Françoise Cahen, professeure de lettres en lycée, s'attache justement à aiguiser l'esprit critique de ses élèves. « Je leur demande de générer une illustration pour un texte que nous étudions en classe, comme "La bête humaine" d'Emile Zola dont une des héroïnes est musclée et obèse en même temps. Nous avons essayé plusieurs IA avec différents prompts, mais impossible d'obtenir autre chose que des images stéréotypées de jeunes femmes minces », relate l'enseignante.

Cela n'a cependant pas empêché ses élèves de s'essayer à la triche. Pour un simple exercice consistant à relever des citations dans un court texte, « même le meilleur élève de la classe a eu recours à ChatGPT plutôt que de faire le travail lui-même », déplore l'enseignante. Résultat : un nombre incalculable de citations inventées par l'IA et des heures de corrections pour l'enseignante.
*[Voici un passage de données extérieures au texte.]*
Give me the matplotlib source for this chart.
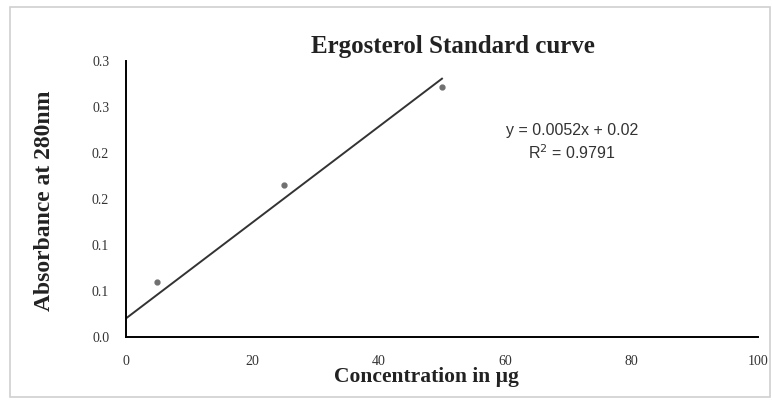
import numpy as np
import matplotlib
matplotlib.use("Agg")
import matplotlib.pyplot as plt
from matplotlib.patches import Rectangle

# data
conc = [0, 5, 25, 50]
absorb = [0.0, 0.06, 0.165, 0.272]
yticks = [0, 0.05, 0.10, 0.15, 0.20, 0.25, 0.30]
ytick_labels = ["0.0", "0.1", "0.1", "0.2", "0.2", "0.3", "0.3"]
xticks = [0, 20, 40, 60, 80, 100]
eq_text = "y = 0.0052x + 0.02\nR$^2$ = 0.9791"

# linear trendline
slope, intercept = np.polyfit(conc, absorb, 1)
xfit = np.array([min(conc), max(conc)])
yfit = slope * xfit + intercept

fig = plt.figure(figsize=(7.72, 4.01), dpi=100)
fig.patches.append(Rectangle((0.013, 0.01), 0.984, 0.972, transform=fig.transFigure,
                             fill=False, edgecolor="#d0d0d0", lw=1.2))
ax = fig.add_axes([0.163, 0.16, 0.819, 0.688])

ax.plot(xfit, yfit, color="#333333", lw=1.4)
ax.plot(conc[1:], absorb[1:], ls="none", marker="o", ms=3.5, color="#707070")

ax.set_xlim(0, 100)
ax.set_ylim(0, 0.3)
ax.set_xticks(xticks)
ax.set_yticks(yticks)
ax.set_yticklabels(ytick_labels)
ax.tick_params(length=0, labelsize=10, colors="#333333")
ax.tick_params(axis="x", pad=13)
ax.tick_params(axis="y", pad=12)
for lab in ax.get_xticklabels() + ax.get_yticklabels():
    lab.set_family("Liberation Serif")

for s in ["top", "right"]:
    ax.spines[s].set_visible(False)
ax.spines["left"].set_linewidth(1.4)
ax.spines["bottom"].set_linewidth(1.4)

fig.text(0.587, 0.885, "Ergosterol Standard curve", ha="center", va="center",
         fontsize=18, fontweight="bold", family="Liberation Serif", color="#222222")
fig.text(0.553, 0.06, "Concentration in µg", ha="center", va="center",
         fontsize=15.5, fontweight="bold", family="Liberation Serif", color="#222222")
fig.text(0.057, 0.5, "Absorbance at 280nm", ha="center", va="center", rotation=90,
         fontsize=17, fontweight="bold", family="Liberation Serif", color="#222222")
fig.text(0.741, 0.645, eq_text, ha="center", va="center", fontsize=11.5,
         family="Liberation Sans", color="#333333", linespacing=1.3)

plt.savefig("out.png", dpi=100)
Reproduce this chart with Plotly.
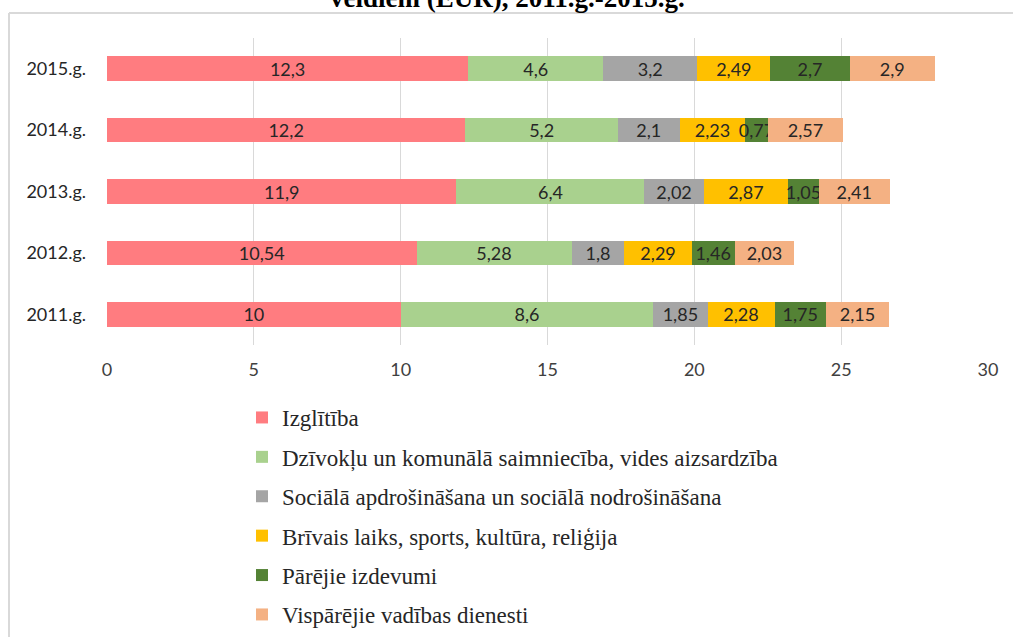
import plotly.graph_objects as go

years = ["2011.g.", "2012.g.", "2013.g.", "2014.g.", "2015.g."]
series_names = [
    "Izglītība",
    "Dzīvokļu un komunālā saimniecība, vides aizsardzība",
    "Sociālā apdrošināšana un sociālā nodrošināšana",
    "Brīvais laiks, sports, kultūra, reliģija",
    "Pārējie izdevumi",
    "Vispārējie vadības dienesti",
]
izglitiba = [10, 10.54, 11.9, 12.2, 12.3]
dzivoklu = [8.6, 5.28, 6.4, 5.2, 4.6]
sociala = [1.85, 1.8, 2.02, 2.1, 3.2]
brivais = [2.28, 2.29, 2.87, 2.23, 2.49]
pareja = [1.75, 1.46, 1.05, 0.77, 2.7]
visparejie = [2.15, 2.03, 2.41, 2.57, 2.9]
series_values = [izglitiba, dzivoklu, sociala, brivais, pareja, visparejie]
colors = ["#FF7C80", "#A9D18E", "#A5A5A5", "#FFC000", "#548235", "#F4B183"]
x_ticks = [0, 5, 10, 15, 20, 25, 30]
title_text = "veidiem (EUR), 2011.g.-2015.g."

# body margin is removed in the page, so the figure starts at the page corner
W, H = 1013, 637
L, R, T, B = 107, 988, 38, 345

def px_x(p):
    return (p - L) / (R - L)

def px_y(p):
    return (B - p) / (B - T)

fig = go.Figure()
for i, (name, vals, col) in enumerate(zip(series_names, series_values, colors)):
    fig.add_trace(go.Bar(
        y=years, x=vals, name=name, orientation="h",
        marker=dict(color=col, line=dict(width=0)),
        text=[str(v).replace(".", ",") for v in vals],
        textposition="inside", insidetextanchor="middle", textangle=0,
        textfont=dict(family="Lato", size=18, color="#262626"),
        legendgroup="g%d" % i,
        hoverinfo="x+y+name",
    ))

fig.update_layout(
    width=W, height=H,
    margin=dict(l=L, r=W - R, t=T, b=H - B, autoexpand=False),
    barmode="stack", bargap=0.6,
    paper_bgcolor="white", plot_bgcolor="white",
    uniformtext=dict(minsize=18, mode="show"),
    xaxis=dict(
        range=[0, 30], tickvals=x_ticks, showgrid=True, gridcolor="#D9D9D9",
        gridwidth=1, zeroline=False, showline=False, ticks="",
        tickfont=dict(family="Lato", size=18, color="#404040"),
        ticklabelstandoff=12, fixedrange=True,
    ),
    yaxis=dict(
        categoryorder="array", categoryarray=years, showgrid=False,
        zeroline=False, showline=False, ticks="",
        tickfont=dict(family="Lato", size=18, color="#262626"),
        ticklabelstandoff=20, fixedrange=True,
    ),
    legend=dict(
        x=px_x(242), y=px_y(396), xanchor="left", yanchor="top",
        orientation="v", traceorder="grouped", tracegroupgap=6.5,
        font=dict(family="Liberation Serif", size=23, color="#262626"),
        bgcolor="rgba(0,0,0,0)", itemclick=False, itemdoubleclick=False,
    ),
    showlegend=True,
    annotations=[dict(
        text="<b>" + title_text + "</b>", xref="paper", yref="paper",
        x=px_x(507), y=px_y(15), xanchor="center", yanchor="bottom",
        showarrow=False, font=dict(family="Liberation Serif", size=27, color="black"),
    )],
    shapes=[
        dict(type="line", xref="paper", yref="paper", x0=px_x(9), x1=px_x(1030),
             y0=px_y(13), y1=px_y(13), line=dict(color="#D9D9D9", width=2)),
        dict(type="line", xref="paper", yref="paper", x0=px_x(9), x1=px_x(9),
             y0=px_y(13), y1=px_y(660), line=dict(color="#D9D9D9", width=2)),
    ],
)

fig.write_html(
    "out.html",
    config={"displayModeBar": False},
    post_script="document.body.style.margin='0';document.body.style.overflow='hidden';",
)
« De manière générale, il vaut mieux ritualiser l'usage des outils numériques avec les élèves, sinon ils ne vont s'en servir qu'occasionnellement et mal. Il faut aussi insister sur la vérification des informations obtenues », renchérit Cécile Cathelin.

Surmonter les inquiétudes

« Il ne faut pas hésiter à expérimenter et à se donner les moyens de voir ce qu'il se passe », affirme Jean-François Cerisier, professeur de sciences de l’information et de la communication à l'université de Poitiers. D'autant plus que le cadre d'usage donné par l’Éducation nationale est susceptible d'évoluer. « Il y a plein d'établissements qui lancent des projets autour de l'IA en cette rentrée. Ça bouge sur le terrain et des remontées vont pouvoir se faire », assure Cécile Cathelin.

Cela va aussi permettre de surmonter certaines inquiétudes, que Jean-François Cerisier estime similaires à celles suscitées dans les années 1990 par les CD-ROM.

Pourquoi apprendre si tout est contenu là-dedans ? Il suffit juste de savoir utiliser un CD-ROM, se disait-on déjà à l'époque. Mais aujourd'hui, cette technologie est complétement dépassée, et les peurs qui allaient avec aussi.

Jean-François Cerisier

Cependant, la formation des enseignant·es aux technologies reste un enjeu important. En matière d'IA, Line Neeff estime que ce sont « les échanges entre les professeurs eux-mêmes, de toutes les disciplines » qui constituent la stratégie la plus efficace.

Le Ministère de l’Éducation, quant à lui, annonce développer « une IA souveraine, ouverte et évolutive à destination des enseignants, qui sera disponible dès l’année scolaire 2026-2027 ». Un outil qui devrait permettre « de soutenir les enseignants dans leurs activités telles que la préparation des cours ou l’évaluation des élèves ». L'IA n'a donc pas fini de faire parler d'elle à l'école.